— Start —

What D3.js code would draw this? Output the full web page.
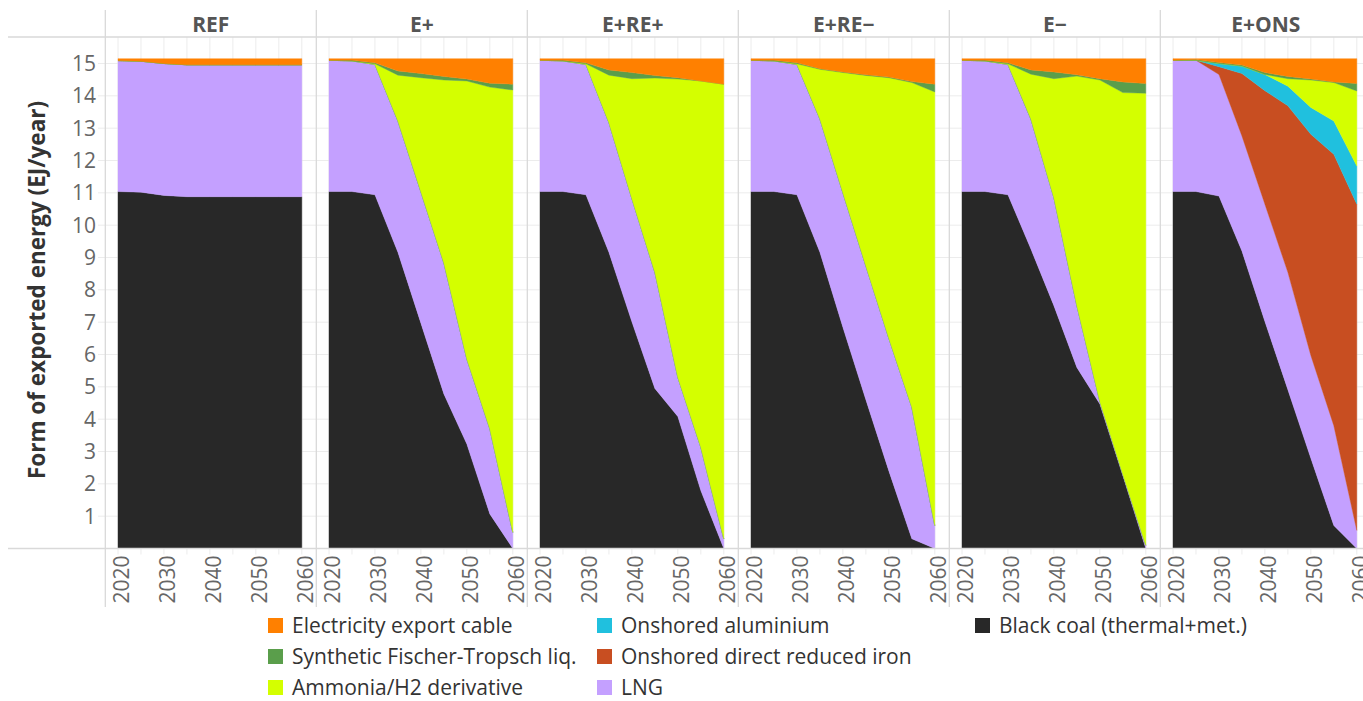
<!DOCTYPE html>
<html>
<head>
<meta charset="utf-8">
<script src="https://cdn.jsdelivr.net/npm/d3@7"></script>
<style>
  html, body { margin: 0; padding: 0; background: #fff; }
  svg { display: block; font-family: "Open Sans", "Noto Sans", sans-serif; }
</style>
</head>
<body>
<div id="chart"></div>
<script>
// ---------- DATA ----------
const years = [2020, 2025, 2030, 2035, 2040, 2045, 2050, 2055, 2060];
const scenarios = ["REF", "E+", "E+RE+", "E+RE\u2212", "E\u2212", "E+ONS"];
const xTicks = [2020, 2030, 2040, 2050, 2060];
const yTicks = [1, 2, 3, 4, 5, 6, 7, 8, 9, 10, 11, 12, 13, 14, 15];

// one row per scenario (same order as `scenarios`), one value per year (EJ/year)
const blackCoal = [
  [11.04, 11.02, 10.92, 10.88, 10.88, 10.88, 10.88, 10.88, 10.88],
  [11.04, 11.04, 10.94, 9.16, 6.97, 4.78, 3.23, 1.07, 0.0],
  [11.04, 11.04, 10.94, 9.16, 7.01, 4.95, 4.08, 1.79, 0.0],
  [11.04, 11.04, 10.94, 9.16, 6.84, 4.60, 2.40, 0.30, 0.0],
  [11.04, 11.04, 10.94, 9.26, 7.51, 5.60, 4.47, 2.26, 0.0],
  [11.04, 11.04, 10.90, 9.20, 7.02, 4.91, 2.79, 0.71, 0.0]
];
const lng = [
  [4.05, 4.05, 4.08, 4.08, 4.08, 4.08, 4.08, 4.08, 4.08],
  [4.06, 4.04, 4.03, 4.06, 4.06, 4.05, 2.63, 2.63, 0.50],
  [4.06, 4.04, 4.03, 4.01, 3.81, 3.59, 1.21, 1.34, 0.30],
  [4.06, 4.04, 4.03, 4.12, 4.16, 4.14, 4.10, 4.07, 0.71],
  [4.06, 4.04, 4.03, 4.02, 3.34, 1.91, 0.08, 0.04, 0.10],
  [4.06, 4.06, 3.76, 3.56, 3.63, 3.63, 3.18, 3.09, 0.56]
];
const onshoredDRI = [
  [0, 0, 0, 0, 0, 0, 0, 0, 0],
  [0, 0, 0, 0, 0, 0, 0, 0, 0],
  [0, 0, 0, 0, 0, 0, 0, 0, 0],
  [0, 0, 0, 0, 0, 0, 0, 0, 0],
  [0, 0, 0, 0, 0, 0, 0, 0, 0],
  [0, 0, 0.24, 1.93, 3.51, 5.15, 6.84, 8.39, 10.09]
];
const onshoredAluminium = [
  [0, 0, 0, 0, 0, 0, 0, 0, 0],
  [0, 0, 0, 0, 0, 0, 0, 0, 0],
  [0, 0, 0, 0, 0, 0, 0, 0, 0],
  [0, 0, 0, 0, 0, 0, 0, 0, 0],
  [0, 0, 0, 0, 0, 0, 0, 0, 0],
  [0, 0, 0.10, 0.23, 0.50, 0.61, 0.83, 1.03, 1.18]
];
const ammonia = [
  [0, 0, 0, 0, 0, 0, 0, 0, 0],
  [0, 0, 0.02, 1.42, 3.53, 5.66, 8.60, 10.57, 13.68],
  [0, 0, 0.02, 1.47, 3.71, 6.01, 9.23, 11.33, 14.06],
  [0, 0, 0.02, 1.54, 3.72, 5.89, 8.06, 10.04, 13.41],
  [0, 0, 0.02, 1.39, 3.68, 7.10, 9.94, 11.80, 13.98],
  [0, 0, 0, 0, 0.0, 0.23, 0.85, 1.19, 2.32]
];
const syntheticFT = [
  [0, 0, 0, 0, 0, 0, 0, 0, 0],
  [0, 0.02, 0.03, 0.13, 0.13, 0.11, 0.06, 0.12, 0.18],
  [0, 0.02, 0.03, 0.16, 0.19, 0.08, 0.04, 0.00, 0.00],
  [0, 0.02, 0.03, 0.02, 0.02, 0.02, 0.02, 0.03, 0.24],
  [0, 0.02, 0.03, 0.13, 0.21, 0.04, 0.04, 0.33, 0.30],
  [0, 0.02, 0.03, 0.03, 0.06, 0.07, 0.03, 0.02, 0.23]
];
const electricity = [
  [0.06, 0.08, 0.15, 0.19, 0.19, 0.19, 0.19, 0.19, 0.19],
  [0.05, 0.05, 0.13, 0.38, 0.46, 0.55, 0.63, 0.76, 0.79],
  [0.05, 0.05, 0.13, 0.35, 0.43, 0.52, 0.59, 0.69, 0.79],
  [0.05, 0.05, 0.13, 0.31, 0.41, 0.50, 0.57, 0.71, 0.79],
  [0.05, 0.05, 0.13, 0.35, 0.41, 0.50, 0.62, 0.72, 0.77],
  [0.05, 0.03, 0.12, 0.20, 0.43, 0.55, 0.63, 0.72, 0.77]
];

// stack order bottom -> top
const seriesKeys = ["black", "lng", "dri", "alu", "ammonia", "ft", "elec"];
const seriesData = {
  black: blackCoal, lng: lng, dri: onshoredDRI, alu: onshoredAluminium,
  ammonia: ammonia, ft: syntheticFT, elec: electricity
};
const seriesLabels = {
  elec: "Electricity export cable",
  ft: "Synthetic Fischer-Tropsch liq.",
  ammonia: "Ammonia/H2 derivative",
  alu: "Onshored aluminium",
  dri: "Onshored direct reduced iron",
  lng: "LNG",
  black: "Black coal (thermal+met.)"
};
const seriesColors = {
  elec: "#ff8000", ft: "#5a9e4b", ammonia: "#d4ff00", alu: "#20c0de",
  dri: "#c84e21", lng: "#c4a0ff", black: "#282828"
};
// legend layout: columns (column-major)
const legendColumns = [["elec", "ft", "ammonia"], ["alu", "dri", "lng"], ["black"]];

// ---------- LAYOUT ----------
const W = 1363, H = 701;
const panelX0 = 105.3, panelW = 211;
const plotTop = 37, plotBottom = 548.5;
const svg = d3.select("#chart").append("svg").attr("width", W).attr("height", H);

const y = d3.scaleLinear().domain([0, 15]).range([548.5, 63.5]);
const gridColor = "#ececec", borderColor = "#d9d9d9";

// horizontal gridlines
svg.append("g").selectAll("line").data(yTicks).join("line")
  .attr("x1", 98).attr("x2", W)
  .attr("y1", d => y(d)).attr("y2", d => y(d))
  .attr("stroke", gridColor).attr("stroke-width", 1);

// y tick labels
svg.append("g").selectAll("text").data(yTicks).join("text")
  .attr("x", 96).attr("y", d => y(d)).attr("dy", "0.36em")
  .attr("text-anchor", "end").attr("font-size", 21).attr("fill", "#666")
  .text(d => d);

// y-axis title
svg.append("text")
  .attr("transform", "translate(45,290) rotate(-90)")
  .attr("text-anchor", "middle").attr("font-size", 22.5).attr("font-weight", 700)
  .attr("fill", "#333")
  .text("Form of exported energy (EJ/year)");

const minorYears = d3.range(2020, 2061, 5);

scenarios.forEach((sc, i) => {
  const L = panelX0 + i * panelW;
  const x = d3.scaleLinear().domain([2020, 2060]).range([L + 12.7, L + 196.5]);
  const g = svg.append("g");

  // vertical gridlines
  g.selectAll("line.vg").data(minorYears).join("line").attr("class", "vg")
    .attr("x1", d => x(d)).attr("x2", d => x(d))
    .attr("y1", plotTop).attr("y2", plotBottom)
    .attr("stroke", gridColor);
  // small ticks below axis
  g.selectAll("line.tk").data(minorYears).join("line").attr("class", "tk")
    .attr("x1", d => x(d)).attr("x2", d => x(d))
    .attr("y1", plotBottom).attr("y2", plotBottom + 6)
    .attr("stroke", gridColor);

  // stacked areas
  const rows = years.map((yr, k) => {
    const r = { year: yr };
    seriesKeys.forEach(key => { r[key] = seriesData[key][i][k]; });
    return r;
  });
  const stacked = d3.stack().keys(seriesKeys)(rows);
  const area = d3.area()
    .x(d => x(d.data.year))
    .y0(d => y(d[0]))
    .y1(d => y(d[1]));
  g.selectAll("path.area").data(stacked).join("path").attr("class", "area")
    .attr("d", area)
    .attr("fill", d => seriesColors[d.key])
    .attr("stroke", d => seriesColors[d.key])
    .attr("stroke-width", 0.4);

  // x tick labels
  g.selectAll("text.xt").data(xTicks).join("text").attr("class", "xt")
    .attr("transform", d => `translate(${x(d)},${plotBottom + 7}) rotate(-90)`)
    .attr("dy", "0.52em").attr("text-anchor", "end")
    .attr("font-size", 21).attr("fill", "#666")
    .text(d => d);

  // header
  g.append("text")
    .attr("x", L + panelW / 2).attr("y", 32)
    .attr("text-anchor", "middle").attr("font-size", 21).attr("font-weight", 700)
    .attr("fill", "#555")
    .text(sc);
});

// panel borders
const borders = d3.range(0, scenarios.length + 1).map(k => panelX0 + k * panelW);
svg.append("g").selectAll("line").data(borders).join("line")
  .attr("x1", d => d).attr("x2", d => d)
  .attr("y1", 10).attr("y2", 607)
  .attr("stroke", borderColor).attr("stroke-width", 1.3);

// strip bottom line and axis baseline
svg.append("line").attr("x1", 8).attr("x2", W).attr("y1", plotTop).attr("y2", plotTop)
  .attr("stroke", borderColor).attr("stroke-width", 1.3);
svg.append("line").attr("x1", 8).attr("x2", W).attr("y1", plotBottom).attr("y2", plotBottom)
  .attr("stroke", borderColor).attr("stroke-width", 1.3);

// legend
const legendColX = [268, 597, 975];
const legendRowY = [618, 649, 680];
const lg = svg.append("g");
legendColumns.forEach((col, ci) => {
  col.forEach((key, ri) => {
    lg.append("rect")
      .attr("x", legendColX[ci]).attr("y", legendRowY[ri])
      .attr("width", 15).attr("height", 15)
      .attr("fill", seriesColors[key]);
    lg.append("text")
      .attr("x", legendColX[ci] + 24).attr("y", legendRowY[ri] + 15)
      .attr("font-size", 21).attr("fill", "#333")
      .text(seriesLabels[key]);
  });
});
</script>
</body>
</html>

— End —

• **Goal of the exercise**: Restate only the lines running from the start of the material above through the line containing "13, 14, 15];", ends included. No pictures.

• **The output**:
What D3.js code would draw this? Output the full web page.
<!DOCTYPE html>
<html>
<head>
<meta charset="utf-8">
<script src="https://cdn.jsdelivr.net/npm/d3@7"></script>
<style>
  html, body { margin: 0; padding: 0; background: #fff; }
  svg { display: block; font-family: "Open Sans", "Noto Sans", sans-serif; }
</style>
</head>
<body>
<div id="chart"></div>
<script>
// ---------- DATA ----------
const years = [2020, 2025, 2030, 2035, 2040, 2045, 2050, 2055, 2060];
const scenarios = ["REF", "E+", "E+RE+", "E+RE\u2212", "E\u2212", "E+ONS"];
const xTicks = [2020, 2030, 2040, 2050, 2060];
const yTicks = [1, 2, 3, 4, 5, 6, 7, 8, 9, 10, 11, 12, 13, 14, 15];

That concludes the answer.